If the Baltimore Ravens can make someone slip, they will. Lamar Jackson, Marquise Brown, Mark Ingram, Willie Snead and Mark Andrews have torched defenses all season long with the ball in their hands.
On Sunday, Nov. 17, the Houston Texans will witness the slippery Ravens as they face them in Maryland at noon CT. The NFL’s top-ranked rush-offense (197.2 yards per game), Baltimore is capable of giving the Texans problems. Houston can negate that with sound-tackling and clean play.
“If you look at the games, whether it was the NFL or college, I do think that these games are coming down to mistakes – turnovers, bad tackling, penalties,” said coach Bill O’Brien on Monday.
The Texans are eighth in the NFL in missed tackles (68), as of Nov. 9, per Pro Football Reference. They have allowed the NFL’s most yards after the catch (1,205). That has to change against the Ravens.

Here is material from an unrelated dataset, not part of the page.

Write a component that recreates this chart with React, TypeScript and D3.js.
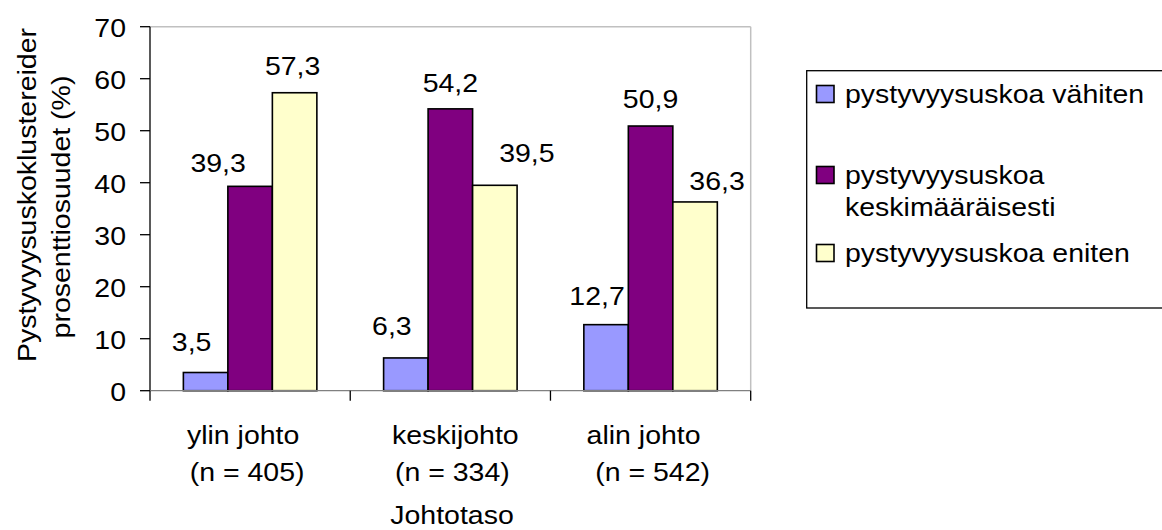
import React from "react";
import * as d3 from "d3";

const categories = ["ylin johto", "keskijohto", "alin johto"];
const categorySubLabels = ["(n = 405)", "(n = 334)", "(n = 542)"];
const seriesNames = [
  "pystyvyysuskoa vähiten",
  "pystyvyysuskoa keskimääräisesti",
  "pystyvyysuskoa eniten",
];
const legendLines = [
  ["pystyvyysuskoa vähiten"],
  ["pystyvyysuskoa", "keskimääräisesti"],
  ["pystyvyysuskoa eniten"],
];
const seriesColors = ["#9999FF", "#800080", "#FFFFCC"];
const vahiten = [3.5, 6.3, 12.7];
const keskimaarin = [39.3, 54.2, 50.9];
const eniten = [57.3, 39.5, 36.3];
const yTicks = [0, 10, 20, 30, 40, 50, 60, 70];
const yTitle = ["Pystyvyysuskoklustereider", "prosenttiosuudet (%)"];
const xTitle = "Johtotaso";

// layout / style constants
const W = 1162;
const H = 530;
const plot = { left: 150, right: 750.7, top: 26.7, bottom: 390.7 };
const FONT = "'Liberation Sans', Arial, sans-serif";
const FS = 26.5;
const SX = 1.075;
// manual label nudges (per series, per category), as placed in the original
const labelDx = [
  [-14, -14, -9],
  [-32, 0, 0],
  [-2, 32, 22],
];
const labelGap = [
  [22, 23, 20],
  [14, 17, 18],
  [18, 23, 12],
];
const catDx1 = [-7, 5, -7];
const catDx2 = [-3, 2, 2];

function T({
  x,
  y,
  anchor = "start",
  dy,
  children,
}: {
  x: number;
  y: number;
  anchor?: string;
  dy?: string;
  children: React.ReactNode;
}) {
  return (
    <text
      transform={`translate(${x},${y}) scale(${SX},1)`}
      textAnchor={anchor as any}
      dy={dy}
      fontSize={FS}
      fill="#000"
    >
      {children}
    </text>
  );
}

export default function App() {
  const series = [vahiten, keskimaarin, eniten];
  const x0 = d3
    .scaleBand<string>()
    .domain(categories)
    .range([plot.left, plot.right])
    .paddingInner(0)
    .paddingOuter(0);
  const bw = x0.bandwidth();
  // Excel gap width 150%: bar width = band / (3 + 1.5)
  const barW = bw / 4.5;
  const groupOffset = (bw - barW * 3) / 2;
  const y = d3.scaleLinear().domain([0, 70]).range([plot.bottom, plot.top]);

  const fmt = (v: number) => v.toFixed(1).replace(".", ",");

  const legend = { left: 806.7, top: 70.7, bottom: 308, right: 1175 };
  const legendY = [94, 175, 253];

  return (
    <div style={{ position: "absolute", left: 0, top: 0 }}>
      <svg width={W} height={H} style={{ display: "block", background: "#fff", fontFamily: FONT }}>
        <rect x={0} y={0} width={W} height={H} fill="#fff" />
        {/* plot border: top & right gray */}
        <line x1={plot.left} x2={plot.right} y1={plot.top} y2={plot.top} stroke="#c0c0c0" strokeWidth={1.5} />
        <line x1={plot.right} x2={plot.right} y1={plot.top} y2={plot.bottom} stroke="#c0c0c0" strokeWidth={1.5} />

        {/* bars */}
        {series.map((vals, si) =>
          vals.map((v, ci) => {
            const bx = (x0(categories[ci]) as number) + groupOffset + si * barW;
            return (
              <rect
                key={`b${si}-${ci}`}
                x={bx}
                y={y(v)}
                width={barW}
                height={y(0) - y(v)}
                fill={seriesColors[si]}
                stroke="#000"
                strokeWidth={1.6}
              />
            );
          })
        )}

        {/* axes */}
        <line x1={plot.left} x2={plot.left} y1={plot.top} y2={plot.bottom} stroke="#000" strokeWidth={1.3} />
        <line x1={plot.left} x2={plot.right} y1={plot.bottom} y2={plot.bottom} stroke="#808080" strokeWidth={1.3} />
        {yTicks.map((t) => (
          <g key={`yt${t}`}>
            <line x1={plot.left - 10} x2={plot.left} y1={y(t)} y2={y(t)} stroke="#000" strokeWidth={1.3} />
            <T x={126} y={y(t)} dy="0.38em" anchor="end">
              {t}
            </T>
          </g>
        ))}
        {[...categories.map((c) => x0(c) as number), plot.right].map((xx, i) => (
          <line key={`xt${i}`} x1={xx} x2={xx} y1={plot.bottom} y2={plot.bottom + 10} stroke="#000" strokeWidth={1.3} />
        ))}

        {/* value labels */}
        {series.map((vals, si) =>
          vals.map((v, ci) => {
            const bx = (x0(categories[ci]) as number) + groupOffset + si * barW + barW / 2;
            return (
              <T key={`l${si}-${ci}`} x={bx + labelDx[si][ci]} y={y(v) - labelGap[si][ci]} anchor="middle">
                {fmt(v)}
              </T>
            );
          })
        )}

        {/* category labels */}
        {categories.map((c, i) => {
          const cx = (x0(c) as number) + bw / 2;
          return (
            <g key={`c${i}`}>
              <T x={cx + catDx1[i]} y={444} anchor="middle">
                {c}
              </T>
              <T x={cx + catDx2[i]} y={481} anchor="middle">
                {categorySubLabels[i]}
              </T>
            </g>
          );
        })}
        <T x={452} y={524} anchor="middle">
          {xTitle}
        </T>

        {/* y title */}
        <g transform={`translate(36, 195) rotate(-90)`}>
          <T x={0} y={0} anchor="middle">
            {yTitle[0]}
          </T>
        </g>
        <g transform={`translate(70, 207) rotate(-90)`}>
          <T x={0} y={0} anchor="middle">
            {yTitle[1]}
          </T>
        </g>

        {/* legend */}
        <rect
          x={legend.left}
          y={legend.top}
          width={legend.right - legend.left}
          height={legend.bottom - legend.top}
          fill="#fff"
          stroke="#000"
          strokeWidth={1.3}
        />
        {seriesNames.map((name, i) => (
          <g key={`lg${i}`}>
            <rect
              x={816.5}
              y={legendY[i] - 8.5}
              width={17.5}
              height={17}
              fill={seriesColors[i]}
              stroke="#000"
              strokeWidth={1.6}
            />
            {legendLines[i].map((ln, k) => (
              <T key={k} x={845} y={legendY[i] + k * 32} dy="0.35em">
                {ln}
              </T>
            ))}
          </g>
        ))}
      </svg>
    </div>
  );
}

O’Brien has three names in mind who will help the Texans’ tackling woes: Safety Justin Reid and inside linebackers Benardrick McKinney and Zach Cunningham.
“So, I think any time you have guys that can tackle, which Justin (Reid) can do. We have guys that can tackle – (Benardrick) McKinney and Zach (Cunningham) and all the other guys out there,” said O’Brien. “We feel like we have a pretty good tackling team. I think that’s important, especially against a team like this.”
Reid, McKinney, and Cunningham have combined for 176 total tackles to 19 missed tackles on the year. They are not the problem. However, they also aren’t the entire solution for containing the Ravens’ defense. The three are second-level defenders.
To truly contain the electric Ravens’ offense, Houston must play with sound gap-control upfront while simultaneously setting the edge consistently. It won’t be easy without J.J. Watt.
However, that’s football. Adapt and survive or perish; it’s as simple as that.